**Input data**.
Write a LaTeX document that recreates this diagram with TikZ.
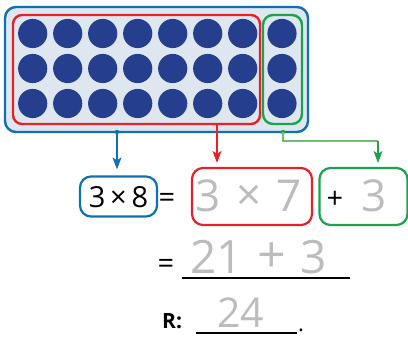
\documentclass[tikz,border=0pt]{standalone}
\usepackage{fontspec}
\setmainfont{Open Sans}
\usetikzlibrary{arrows.meta}
\definecolor{cblue}{RGB}{16,112,180}
\definecolor{cfill}{RGB}{222,230,240}
\definecolor{cdot}{RGB}{37,62,142}
\definecolor{cred}{RGB}{232,32,42}
\definecolor{cgreen}{RGB}{26,163,74}
\definecolor{clgreen}{RGB}{110,190,110}
\definecolor{cgray}{RGB}{188,188,188}
\tikzset{
  grp/.style={draw, line width=2.4pt, inner sep=0pt},
  eqbox/.style={draw, line width=2.2pt, rounded corners=11pt, inner sep=0pt},
  bigtxt/.style={inner sep=0pt, font=\fontsize{29}{29}\selectfont},
  graytxt/.style={inner sep=0pt, text=cgray, font=\fontsize{44}{44}\selectfont},
  conn/.style={line width=1.3pt, -{Stealth[length=12pt,width=9pt,inset=3pt]}},
  ul/.style={line width=1.2pt, black},
}
\begin{document}
\begin{tikzpicture}[x=1pt,y=-1pt]
\useasboundingbox (0,0) rectangle (408,337);
% tray
\node[grp, draw=cblue, fill=cfill, rounded corners=11pt, minimum width=303pt, minimum height=125pt] (tray) at (156.5,69.5) {};
\foreach \i in {0,...,6} {
  \foreach \j in {0,1,2} {
    \fill[cdot] (32.7+35*\i, 33.5+35*\j) circle (14.6);
  }
}
\foreach \j in {0,1,2} {
  \fill[cdot] (282, 33.5+35*\j) circle (14.6);
}
\node[grp, draw=cred, rounded corners=9pt, minimum width=247pt, minimum height=109pt] (red) at (136.5,69.5) {};
\node[grp, draw=cgreen, rounded corners=10pt, minimum width=39pt, minimum height=109pt] (green) at (282.5,69.5) {};
% equation row 1
\node[eqbox, draw=cblue, minimum width=77pt, minimum height=40pt] (b8) at (118.5,196.5) {};
\node[bigtxt, anchor=base] (t8) at (118.5,208) {3\,×\,8};
\node[bigtxt, anchor=base] (eqa) at (167,208) {=};
\node[eqbox, draw=cred, minimum width=120pt, minimum height=57pt] (r7) at (252,196.5) {};
\node[graytxt, anchor=base west] (t7a) at (195,212) {3};
\node[graytxt, anchor=base] (t7b) at (249,211) {×};
\node[graytxt, anchor=base west] (t7c) at (276,212) {7};
\node[eqbox, draw=cgreen, minimum width=88pt, minimum height=57pt] (g3) at (363.5,196.5) {};
\node[bigtxt] (plus) at (335,200) {+};
\node[graytxt, anchor=base west] (t3) at (361,212) {3};
% connectors
\coordinate (bs) at (117,132);
\coordinate (rs) at (217,124);
\coordinate (gs) at (283,132);
\coordinate (gc) at (378,141);
\fill[cblue] (bs) circle (2.2);
\draw[conn, cblue, shorten >=6pt] (bs) -- (bs |- b8.north);
\draw[conn, cred, shorten >=4pt] (rs) -- (rs |- r7.north);
\fill[cgreen] (gs) circle (2.2);
\draw[conn, clgreen, -] (gs) |- (gc);
\draw[conn, cgreen, shorten >=4pt] (gc) -- (gc |- g3.north);
% row 2
\node[bigtxt, anchor=base] (eqb) at (166,273) {=};
\coordinate (l2a) at (182,278);
\coordinate (l2b) at (350,278);
\draw[ul] (l2a) -- (l2b);
\node[graytxt, anchor=base west, font=\fontsize{46}{46}\selectfont] (t21a) at (190,273) {21};
\node[graytxt, font=\fontsize{50}{50}\selectfont] (t21b) at (272,258) {+};
\node[graytxt, anchor=base west, font=\fontsize{46}{46}\selectfont] (t21c) at (300,273) {3};
% row 3
\node[inner sep=0pt, anchor=base west, font=\fontsize{21}{21}\selectfont\bfseries] (R) at (162,329) {R:};
\coordinate (l3a) at (196,333);
\coordinate (l3b) at (297,333);
\draw[ul] (l3a) -- (l3b);
\node[inner sep=0pt, anchor=base west, font=\fontsize{22}{22}\selectfont] (dot) at (298,332) {.};
\node[graytxt, anchor=base west, font=\fontsize{41}{41}\selectfont] (t24) at (217,327) {24};
\end{tikzpicture}
\end{document}
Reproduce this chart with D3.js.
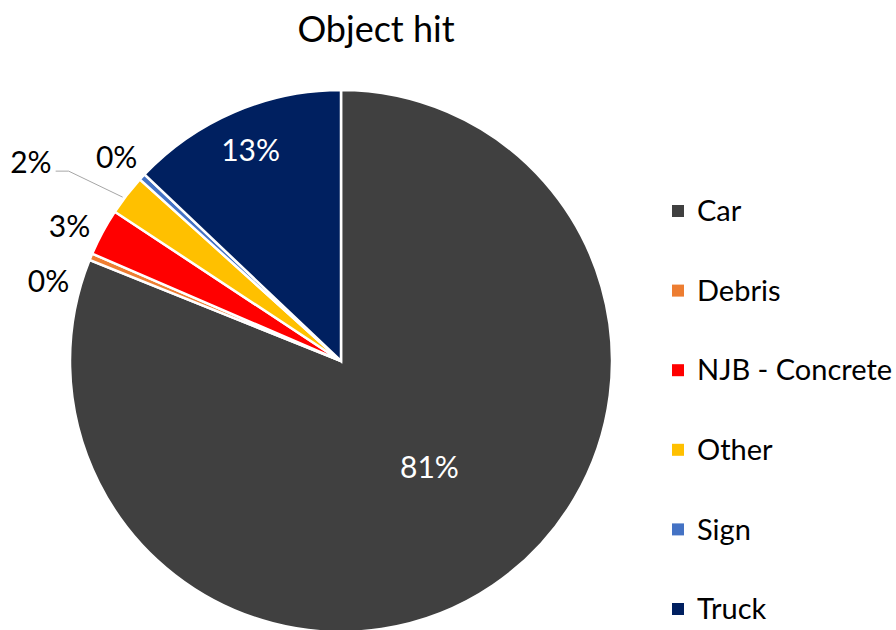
<!DOCTYPE html>
<html>
<head>
<meta charset="utf-8">
<script src="https://cdn.jsdelivr.net/npm/d3@7"></script>
<style>
  body { margin: 0; background: #fff; }
  svg { display: block; font-family: Lato, 'Open Sans', sans-serif; }
</style>
</head>
<body>
<svg id="chart" width="896" height="630"></svg>
<script>
const categories = ['Car', 'Debris', 'NJB - Concrete', 'Other', 'Sign', 'Truck']
const shares = [81.0, 0.4, 2.8, 2.4, 0.4, 12.9]
const colors = ['#404040', '#ED7D31', '#FF0000', '#FFC000', '#4472C4', '#002060']
// small nudges (radians) for the outside labels, like Excel spreads them
const labelShift = [0, -0.13, -0.035, 0, -0.01, 0]

const data = categories.map((name, i) => ({ name, value: shares[i], color: colors[i], shift: labelShift[i] }))
const total = d3.sum(shares)

const svg = d3.select('#chart')
const cx = 341, cy = 361, radius = 271

svg.append('text')
  .attr('x', 376)
  .attr('y', 42)
  .attr('text-anchor', 'middle')
  .style('font-size', '36px')
  .style('fill', '#000')
  .text('Object hit')

const pie = d3.pie().value(d => d.value).sort(null)
const arcs = pie(data)
const arc = d3.arc().innerRadius(0).outerRadius(radius)

const g = svg.append('g').attr('transform', `translate(${cx},${cy})`)

g.selectAll('path')
  .data(arcs)
  .join('path')
  .attr('d', arc)
  .style('fill', d => d.data.color)
  .style('stroke', '#fff')
  .style('stroke-width', 2.5)

const pct = d => Math.round(d.data.value / total * 100) + '%'
const mid = d => (d.startAngle + d.endAngle) / 2
const polar = (a, r) => [Math.sin(a) * r, -Math.cos(a) * r]

// big slices get the label inside, small ones outside
arcs.forEach(d => {
  const a = mid(d) + d.data.shift
  const frac = d.data.value / total
  let pos, fill = '#000', anchor = 'middle', dy = '0.35em'
  if (frac > 0.5) {
    pos = polar(a - 0.1, radius * 0.51)
    fill = '#fff'
  } else if (frac > 0.1) {
    pos = polar(a, radius * 0.845)
    fill = '#fff'
  } else if (d.data.name === 'Other') {
    // pushed out, with a leader line
    const p0 = polar(a - 0.015, radius + 2)
    const p1 = polar(a - 0.05, radius + 61)
    const p2 = [p1[0] - 13, p1[1]]
    g.append('polyline')
      .attr('points', [p0, p1, p2].map(p => p.join(',')).join(' '))
      .style('fill', 'none')
      .style('stroke', '#a6a6a6')
      .style('stroke-width', 1)
    pos = [p2[0] - 4, p2[1] - 9]
    anchor = 'end'
  } else {
    pos = polar(a, radius + 32)
  }
  g.append('text')
    .attr('x', pos[0])
    .attr('y', pos[1])
    .attr('dy', dy)
    .attr('text-anchor', anchor)
    .style('font-size', '30px')
    .style('fill', fill)
    .text(pct(d))
})

const legend = svg.append('g').attr('transform', 'translate(672,211)')
const rows = legend.selectAll('g')
  .data(data)
  .join('g')
  .attr('transform', (d, i) => `translate(0,${i * 79.6})`)

rows.append('rect')
  .attr('x', 0)
  .attr('y', -6)
  .attr('width', 12)
  .attr('height', 12)
  .style('fill', d => d.color)

rows.append('text')
  .attr('x', 25)
  .attr('y', 0)
  .attr('dy', '0.35em')
  .style('font-size', '29px')
  .style('fill', '#000')
  .text(d => d.name)
</script>
</body>
</html>
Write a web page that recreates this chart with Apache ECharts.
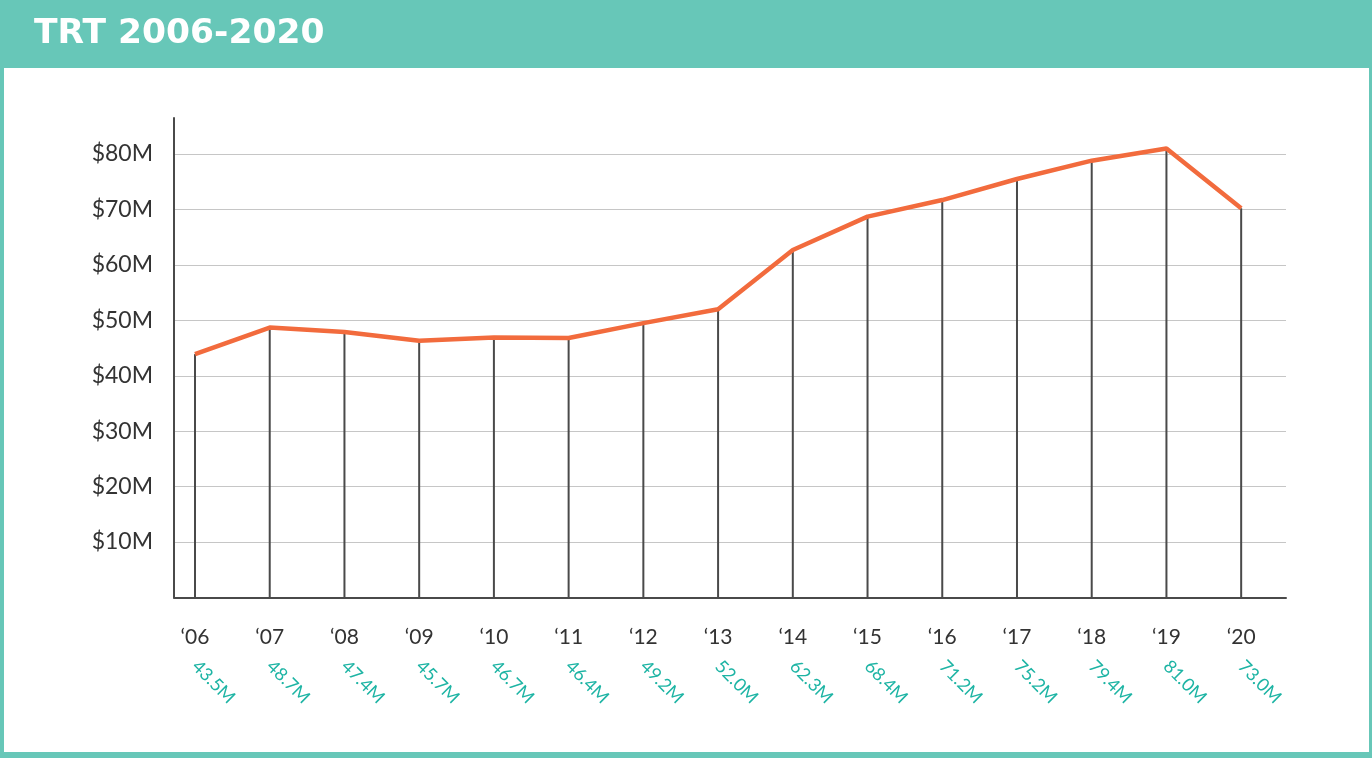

**What you will do**.
Write out the data precisely as given, excluding the pictures.

**Answer to the problem**.
Write a LaTeX document that recreates this diagram with TikZ.
\documentclass[tikz,border=0pt]{standalone}
\usepackage{fontspec}
\setmainfont{Open Sans}
\usetikzlibrary{arrows.meta}
\definecolor{cblue}{RGB}{16,112,180}
\definecolor{cfill}{RGB}{222,230,240}
\definecolor{cdot}{RGB}{37,62,142}
\definecolor{cred}{RGB}{232,32,42}
\definecolor{cgreen}{RGB}{26,163,74}
\definecolor{clgreen}{RGB}{110,190,110}
\definecolor{cgray}{RGB}{188,188,188}
\tikzset{
  grp/.style={draw, line width=2.4pt, inner sep=0pt},
  eqbox/.style={draw, line width=2.2pt, rounded corners=11pt, inner sep=0pt},
  bigtxt/.style={inner sep=0pt, font=\fontsize{29}{29}\selectfont},
  graytxt/.style={inner sep=0pt, text=cgray, font=\fontsize{44}{44}\selectfont},
  conn/.style={line width=1.3pt, -{Stealth[length=12pt,width=9pt,inset=3pt]}},
  ul/.style={line width=1.2pt, black},
}
\begin{document}
\begin{tikzpicture}[x=1pt,y=-1pt]
\useasboundingbox (0,0) rectangle (408,337);
% tray
\node[grp, draw=cblue, fill=cfill, rounded corners=11pt, minimum width=303pt, minimum height=125pt] (tray) at (156.5,69.5) {};
\foreach \i in {0,...,6} {
  \foreach \j in {0,1,2} {
    \fill[cdot] (32.7+35*\i, 33.5+35*\j) circle (14.6);
  }
}
\foreach \j in {0,1,2} {
  \fill[cdot] (282, 33.5+35*\j) circle (14.6);
}
\node[grp, draw=cred, rounded corners=9pt, minimum width=247pt, minimum height=109pt] (red) at (136.5,69.5) {};
\node[grp, draw=cgreen, rounded corners=10pt, minimum width=39pt, minimum height=109pt] (green) at (282.5,69.5) {};
% equation row 1
\node[eqbox, draw=cblue, minimum width=77pt, minimum height=40pt] (b8) at (118.5,196.5) {};
\node[bigtxt, anchor=base] (t8) at (118.5,208) {3\,×\,8};
\node[bigtxt, anchor=base] (eqa) at (167,208) {=};
\node[eqbox, draw=cred, minimum width=120pt, minimum height=57pt] (r7) at (252,196.5) {};
\node[graytxt, anchor=base west] (t7a) at (195,212) {3};
\node[graytxt, anchor=base] (t7b) at (249,211) {×};
\node[graytxt, anchor=base west] (t7c) at (276,212) {7};
\node[eqbox, draw=cgreen, minimum width=88pt, minimum height=57pt] (g3) at (363.5,196.5) {};
\node[bigtxt] (plus) at (335,200) {+};
\node[graytxt, anchor=base west] (t3) at (361,212) {3};
% connectors
\coordinate (bs) at (117,132);
\coordinate (rs) at (217,124);
\coordinate (gs) at (283,132);
\coordinate (gc) at (378,141);
\fill[cblue] (bs) circle (2.2);
\draw[conn, cblue, shorten >=6pt] (bs) -- (bs |- b8.north);
\draw[conn, cred, shorten >=4pt] (rs) -- (rs |- r7.north);
\fill[cgreen] (gs) circle (2.2);
\draw[conn, clgreen, -] (gs) |- (gc);
\draw[conn, cgreen, shorten >=4pt] (gc) -- (gc |- g3.north);
% row 2
\node[bigtxt, anchor=base] (eqb) at (166,273) {=};
\coordinate (l2a) at (182,278);
\coordinate (l2b) at (350,278);
\draw[ul] (l2a) -- (l2b);
\node[graytxt, anchor=base west, font=\fontsize{46}{46}\selectfont] (t21a) at (190,273) {21};
\node[graytxt, font=\fontsize{50}{50}\selectfont] (t21b) at (272,258) {+};
\node[graytxt, anchor=base west, font=\fontsize{46}{46}\selectfont] (t21c) at (300,273) {3};
% row 3
\node[inner sep=0pt, anchor=base west, font=\fontsize{21}{21}\selectfont\bfseries] (R) at (162,329) {R:};
\coordinate (l3a) at (196,333);
\coordinate (l3b) at (297,333);
\draw[ul] (l3a) -- (l3b);
\node[inner sep=0pt, anchor=base west, font=\fontsize{22}{22}\selectfont] (dot) at (298,332) {.};
\node[graytxt, anchor=base west, font=\fontsize{41}{41}\selectfont] (t24) at (217,327) {24};
\end{tikzpicture}
\end{document}
Reproduce this chart with D3.js.
<!DOCTYPE html>
<html>
<head>
<meta charset="utf-8">
<script src="https://cdn.jsdelivr.net/npm/d3@7"></script>
<style>
  body { margin: 0; background: #fff; }
  svg { display: block; font-family: Lato, 'Open Sans', sans-serif; }
</style>
</head>
<body>
<svg id="chart" width="896" height="630"></svg>
<script>
const categories = ['Car', 'Debris', 'NJB - Concrete', 'Other', 'Sign', 'Truck']
const shares = [81.0, 0.4, 2.8, 2.4, 0.4, 12.9]
const colors = ['#404040', '#ED7D31', '#FF0000', '#FFC000', '#4472C4', '#002060']
// small nudges (radians) for the outside labels, like Excel spreads them
const labelShift = [0, -0.13, -0.035, 0, -0.01, 0]

const data = categories.map((name, i) => ({ name, value: shares[i], color: colors[i], shift: labelShift[i] }))
const total = d3.sum(shares)

const svg = d3.select('#chart')
const cx = 341, cy = 361, radius = 271

svg.append('text')
  .attr('x', 376)
  .attr('y', 42)
  .attr('text-anchor', 'middle')
  .style('font-size', '36px')
  .style('fill', '#000')
  .text('Object hit')

const pie = d3.pie().value(d => d.value).sort(null)
const arcs = pie(data)
const arc = d3.arc().innerRadius(0).outerRadius(radius)

const g = svg.append('g').attr('transform', `translate(${cx},${cy})`)

g.selectAll('path')
  .data(arcs)
  .join('path')
  .attr('d', arc)
  .style('fill', d => d.data.color)
  .style('stroke', '#fff')
  .style('stroke-width', 2.5)

const pct = d => Math.round(d.data.value / total * 100) + '%'
const mid = d => (d.startAngle + d.endAngle) / 2
const polar = (a, r) => [Math.sin(a) * r, -Math.cos(a) * r]

// big slices get the label inside, small ones outside
arcs.forEach(d => {
  const a = mid(d) + d.data.shift
  const frac = d.data.value / total
  let pos, fill = '#000', anchor = 'middle', dy = '0.35em'
  if (frac > 0.5) {
    pos = polar(a - 0.1, radius * 0.51)
    fill = '#fff'
  } else if (frac > 0.1) {
    pos = polar(a, radius * 0.845)
    fill = '#fff'
  } else if (d.data.name === 'Other') {
    // pushed out, with a leader line
    const p0 = polar(a - 0.015, radius + 2)
    const p1 = polar(a - 0.05, radius + 61)
    const p2 = [p1[0] - 13, p1[1]]
    g.append('polyline')
      .attr('points', [p0, p1, p2].map(p => p.join(',')).join(' '))
      .style('fill', 'none')
      .style('stroke', '#a6a6a6')
      .style('stroke-width', 1)
    pos = [p2[0] - 4, p2[1] - 9]
    anchor = 'end'
  } else {
    pos = polar(a, radius + 32)
  }
  g.append('text')
    .attr('x', pos[0])
    .attr('y', pos[1])
    .attr('dy', dy)
    .attr('text-anchor', anchor)
    .style('font-size', '30px')
    .style('fill', fill)
    .text(pct(d))
})

const legend = svg.append('g').attr('transform', 'translate(672,211)')
const rows = legend.selectAll('g')
  .data(data)
  .join('g')
  .attr('transform', (d, i) => `translate(0,${i * 79.6})`)

rows.append('rect')
  .attr('x', 0)
  .attr('y', -6)
  .attr('width', 12)
  .attr('height', 12)
  .style('fill', d => d.color)

rows.append('text')
  .attr('x', 25)
  .attr('y', 0)
  .attr('dy', '0.35em')
  .style('font-size', '29px')
  .style('fill', '#000')
  .text(d => d.name)
</script>
</body>
</html>
Write a web page that recreates this chart with Apache ECharts.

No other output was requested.